Mary Alice McLean: The three Es in education – Enliven, Empower and Elevate

Sun, 02/23/2020 - 9:00pm

This year in RSU 71 we have been focused on classroom instruction that elicits three states of being in each of our K - 12 students.  I have been referring to these as the Three Es of Effective Classroom Instruction: instruction that Enlivens, Empowers and Elevates.

Enliven — We enliven student learning when we design instruction that helps students engage and be highly accountable for the public education being provided. In addition to the rigors of intellectual exercise, we know that tapping into students’ emotions, creativity, and spirit and providing opportunities to develop character and be of service spur deeper thinking and learning.

This is learning that lasts, as opposed to learning that is quickly forgotten.

When students are provided with compelling questions of importance and helped to understand the relevance of their study they become more invested and engaged in the work. An audience beyond the classroom helps, too. Providing an expectation that the work will be shared with parents and the public elicits engagement, and the products, presentations, and performances can become purposes in themselves. 

In RSU 71 we are working to identify clear and rigorous learning targets for all students in all classes. 

We ask these questions: What are you learning (as opposed to “what are you doing”)? Why is it important? How will you know when you have met the target? Being clear about what, why and how helps students apply themselves. A more enlivened classroom begins with students knowing about and being accountable for their progress, not passively, as passengers on a bus of dubious destination, but as the necessary drivers of their own learning.

John Hattie is a researcher who has ranked particular teaching strategies by the effect size on student achievement through 1,400 meta-analyses of 80,000 studies involving 300 million students (Visible Learning 2012) 

His work shows that students can become smarter through hard work; when we convey our belief in students’ capacity to grow, we cultivate a hopeful vision of what they can achieve.

This strengths-based practice is the opposite of lumping students into tracks which convey that some are less smart, less capable, less interested in working hard, less interested in learning. Matching high expectations for all students with clarity about the content knowledge we expect them to acquire and the skills we help them to develop, is an enlivening pedagogy.

Why read? Why write? Why calculate? Why create works of art, or learn how to weld, or sing in three-part harmony, or conduct scientific research or learn about natural processes?  Why learn about our past as Americans and as human beings?

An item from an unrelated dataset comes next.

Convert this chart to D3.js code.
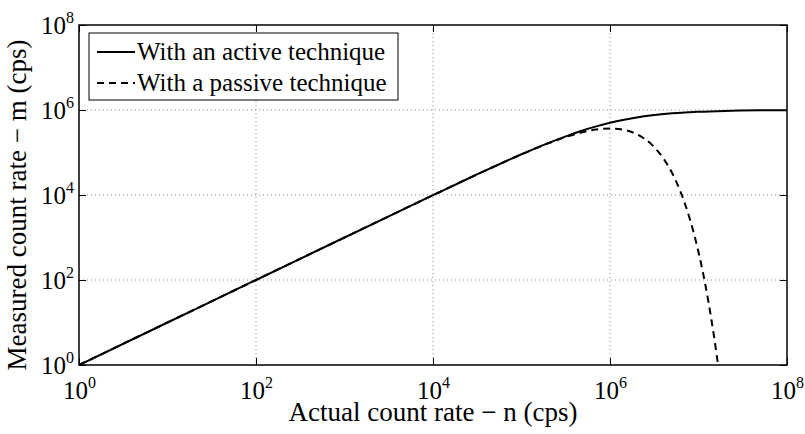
<!doctype html>
<html>
  <head>
    <meta charset="utf-8" />
    <title>Count rate</title>
    <style>
      body { margin: 0; background: #fff; }
      svg { display: block; }
      text { font-family: "Liberation Serif", "Times New Roman", serif; fill: #000; }
    </style>
  </head>
  <body>
    <svg id="chart" width="805" height="434"></svg>
    <script src="https://d3js.org/d3.v7.min.js"></script>
    <script>
      // actual count rate n (cps) and measured rate m (cps)
      const activeN = [1, 10, 100, 1e3, 1e4, 3e4, 1e5, 2e5, 3e5, 5e5, 7e5, 1e6, 1.5e6, 2e6, 3e6, 5e6, 7e6, 1e7, 2e7, 5e7, 1e8];
      const activeM = [1, 10, 99.99, 999, 9901, 29126, 90909, 166667, 230769, 333333, 411765, 500000, 600000, 666667, 750000, 833333, 875000, 909091, 952381, 980392, 990099];

      const passiveN = [1, 10, 100, 1e3, 1e4, 3e4, 1e5, 2e5, 3e5, 5e5, 7e5, 1e6, 1.5e6, 2e6, 3e6, 4e6, 5e6, 6e6, 7e6, 8e6, 9e6, 1e7, 1.1e7, 1.2e7, 1.3e7, 1.4e7, 1.5e7, 1.6e7, 1.66e7];
      const passiveM = [1, 10, 99.99, 999, 9900, 29113, 90484, 163746, 222245, 303265, 347610, 367879, 334695, 270671, 149361, 73263, 33690, 14873, 6383, 2684, 1111, 454, 184, 73.7, 29.4, 11.6, 4.59, 1.8, 1.03];

      const xTicks = [1, 1e2, 1e4, 1e6, 1e8];
      const yTicks = [1, 1e2, 1e4, 1e6, 1e8];
      const gridVals = [1e2, 1e4, 1e6];
      const legendLabels = ["With an active technique", "With a passive technique"];

      const W = 805, H = 434;
      const margin = { top: 25, right: 18, bottom: 69, left: 79 };
      const iw = W - margin.left - margin.right;
      const ih = H - margin.top - margin.bottom;
      const serif = '"Liberation Serif", "Times New Roman", serif';

      const svg = d3.select("#chart");
      const g = svg.append("g").attr("transform", `translate(${margin.left},${margin.top})`);

      const x = d3.scaleLog().domain([1, 1e8]).range([0, iw]);
      const y = d3.scaleLog().domain([1, 1e8]).range([ih, 0]);

      g.append("clipPath").attr("id", "clip")
        .append("rect").attr("width", iw).attr("height", ih);

      // dotted grid
      const grid = g.append("g").attr("stroke", "#888").attr("stroke-width", 1).attr("stroke-dasharray", "1,3");
      grid.selectAll(".gx").data(gridVals).enter().append("line")
        .attr("x1", d => x(d)).attr("x2", d => x(d)).attr("y1", 0).attr("y2", ih);
      grid.selectAll(".gy").data(gridVals).enter().append("line")
        .attr("y1", d => y(d)).attr("y2", d => y(d)).attr("x1", 0).attr("x2", iw);

      // axes with inward ticks on all four sides
      const tick = 7;
      const axB = g.append("g").attr("transform", `translate(0,${ih})`)
        .call(d3.axisBottom(x).tickValues(xTicks).tickSize(-tick).tickFormat(""));
      g.append("g").call(d3.axisTop(x).tickValues(xTicks).tickSize(-tick).tickFormat(""));
      const axL = g.append("g")
        .call(d3.axisLeft(y).tickValues(yTicks).tickSize(-tick).tickFormat(""));
      g.append("g").attr("transform", `translate(${iw},0)`)
        .call(d3.axisRight(y).tickValues(yTicks).tickSize(-tick).tickFormat(""));
      g.selectAll(".domain").remove();
      g.selectAll(".tick line").attr("stroke", "#000").attr("stroke-width", 1);

      function powLabel(sel, d) {
        const e = Math.round(Math.log10(d));
        sel.append("tspan").text("10");
        sel.append("tspan").attr("font-size", 16).attr("dy", -11).text(e);
      }

      axB.selectAll(".tick").each(function (d) {
        const t = d3.select(this).append("text")
          .attr("y", 34).attr("text-anchor", "middle")
          .attr("font-family", serif).attr("font-size", 25);
        powLabel(t, d);
      });
      axL.selectAll(".tick").each(function (d) {
        const t = d3.select(this).append("text")
          .attr("x", -5).attr("y", 8.5).attr("text-anchor", "end")
          .attr("font-family", serif).attr("font-size", 25);
        powLabel(t, d);
      });

      // curves
      const line = d3.line().x(d => x(d[0])).y(d => y(d[1])).curve(d3.curveMonotoneX);
      const curves = g.append("g").attr("clip-path", "url(#clip)").attr("fill", "none").attr("stroke", "#000").attr("stroke-width", 2);
      curves.append("path").attr("d", line(d3.zip(activeN, activeM)));
      curves.append("path").attr("stroke-dasharray", "7,5").attr("d", line(d3.zip(passiveN, passiveM)));

      // box
      g.append("rect").attr("width", iw).attr("height", ih)
        .attr("fill", "none").attr("stroke", "#000").attr("stroke-width", 1.5);

      // legend
      const lg = g.append("g").attr("transform", "translate(10,8)");
      lg.append("rect").attr("width", 309).attr("height", 67)
        .attr("fill", "#fff").attr("stroke", "#000").attr("stroke-width", 1);
      legendLabels.forEach((lab, i) => {
        const ly = 19 + i * 31;
        lg.append("line").attr("x1", 8).attr("x2", 46).attr("y1", ly).attr("y2", ly)
          .attr("stroke", "#000").attr("stroke-width", 2)
          .attr("stroke-dasharray", i === 1 ? "7,5" : null);
        lg.append("text").attr("x", 48).attr("y", ly + 8).attr("font-size", 25).text(lab);
      });

      // axis titles
      svg.append("text").attr("x", margin.left + iw / 2).attr("y", 421)
        .attr("text-anchor", "middle").attr("font-size", 27)
        .text("Actual count rate \u2212 n (cps)");
      svg.append("text").attr("transform", "translate(26,205) rotate(-90)")
        .attr("text-anchor", "middle").attr("font-size", 27)
        .text("Measured count rate \u2212 m (cps)");
    </script>
  </body>
</html>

Our students should have a vivid sense of the import of their work, not just on the playing field or basketball court, where the purposes of winning the game are obvious -- but also in their day-to-day learning across the curriculum. Kurt Hahn famously wrote, “There is more in us than we know if we could be made to see it; perhaps for the rest of our lives we will be unwilling to settle for less.” Tapping into sources of renewable energy in our students and in ourselves helps our students to succeed.

Empower - In RSU 71 on PD Fridays this year we have been studying and applying several research-based best practices described in Leaders of Their Own Learning: Transforming Schools Through Student-Engaged Assessment and its companion workbook, both by Ron Berger et al. These practices emphasize:

  1. The use of Learning Targets;
  2. The use of Checking for Understanding Strategies in daily lessons (ie not just asking “Is everyone with me?”);
  3. The use of Data with Students; 
  4. The use of Models, Critiques and Descriptive Feedback to help students see what excellence looks like; 
  5. Student-Led Conferences in which students themselves are present, along with parents and teachers, to share their strengths and also develop goals for improvement;
  6. Celebrations of Learning in which the whole community provides witness to learning.

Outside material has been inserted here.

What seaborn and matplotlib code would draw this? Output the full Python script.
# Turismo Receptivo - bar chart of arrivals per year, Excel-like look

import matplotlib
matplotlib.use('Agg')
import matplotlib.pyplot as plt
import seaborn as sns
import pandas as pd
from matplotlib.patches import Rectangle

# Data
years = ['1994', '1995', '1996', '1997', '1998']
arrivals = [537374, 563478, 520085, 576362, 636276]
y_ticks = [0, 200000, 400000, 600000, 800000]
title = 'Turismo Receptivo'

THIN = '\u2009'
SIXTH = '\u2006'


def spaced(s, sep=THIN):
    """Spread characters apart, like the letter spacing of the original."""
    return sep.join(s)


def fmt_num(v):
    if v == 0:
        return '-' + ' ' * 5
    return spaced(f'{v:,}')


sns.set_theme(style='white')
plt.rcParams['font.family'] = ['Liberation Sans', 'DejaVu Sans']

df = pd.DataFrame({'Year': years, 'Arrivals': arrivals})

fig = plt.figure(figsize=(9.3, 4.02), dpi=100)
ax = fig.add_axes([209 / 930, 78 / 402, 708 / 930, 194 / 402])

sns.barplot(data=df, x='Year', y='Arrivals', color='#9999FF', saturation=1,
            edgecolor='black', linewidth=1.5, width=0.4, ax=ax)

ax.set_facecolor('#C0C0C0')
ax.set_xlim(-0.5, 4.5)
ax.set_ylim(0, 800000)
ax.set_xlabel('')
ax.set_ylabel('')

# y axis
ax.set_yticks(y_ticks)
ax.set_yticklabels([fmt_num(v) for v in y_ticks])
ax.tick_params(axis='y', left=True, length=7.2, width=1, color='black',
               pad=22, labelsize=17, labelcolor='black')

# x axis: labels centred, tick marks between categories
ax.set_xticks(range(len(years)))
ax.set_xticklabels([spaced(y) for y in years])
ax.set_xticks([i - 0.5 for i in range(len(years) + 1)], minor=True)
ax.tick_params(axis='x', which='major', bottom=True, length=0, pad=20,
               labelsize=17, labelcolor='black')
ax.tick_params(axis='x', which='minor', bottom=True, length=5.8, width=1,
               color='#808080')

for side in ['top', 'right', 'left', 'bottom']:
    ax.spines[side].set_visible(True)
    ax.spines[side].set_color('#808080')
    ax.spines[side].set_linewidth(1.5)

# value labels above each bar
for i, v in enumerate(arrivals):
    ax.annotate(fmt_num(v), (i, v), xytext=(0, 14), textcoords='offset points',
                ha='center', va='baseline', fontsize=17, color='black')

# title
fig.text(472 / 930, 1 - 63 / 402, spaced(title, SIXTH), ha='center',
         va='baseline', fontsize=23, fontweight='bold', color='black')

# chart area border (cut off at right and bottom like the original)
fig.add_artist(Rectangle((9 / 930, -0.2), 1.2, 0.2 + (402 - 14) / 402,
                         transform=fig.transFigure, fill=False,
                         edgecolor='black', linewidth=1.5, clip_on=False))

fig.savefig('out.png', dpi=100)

Student-engaged assessment is a system of interrelated practices that position students to be leaders of their own learning. This spring, students will be presenting their work at parent-teacher conferences. And all schools will be holding Celebrations of Learning with students presenting their work to families and the public.

Elevate - We measure our success in RSU 71 by the extent to which all of our students succeed.

We have great things going on in RSU 71 and are very proud of these things. There is also data to suggest that we can do much better. Together we are learning and applying well-proven methods for raising student achievement and helping all students succeed in school.

As educators in RSU 71, we are immersed in the important work of elevating our students, families, and communities through public education, positioning our children for lives of accomplishment, meaning, and service.

 

Mary Alice McLean is superintendent of RSU 71, which educates students from Belfast, Belmont, Morrill, Searsmont and Swanville.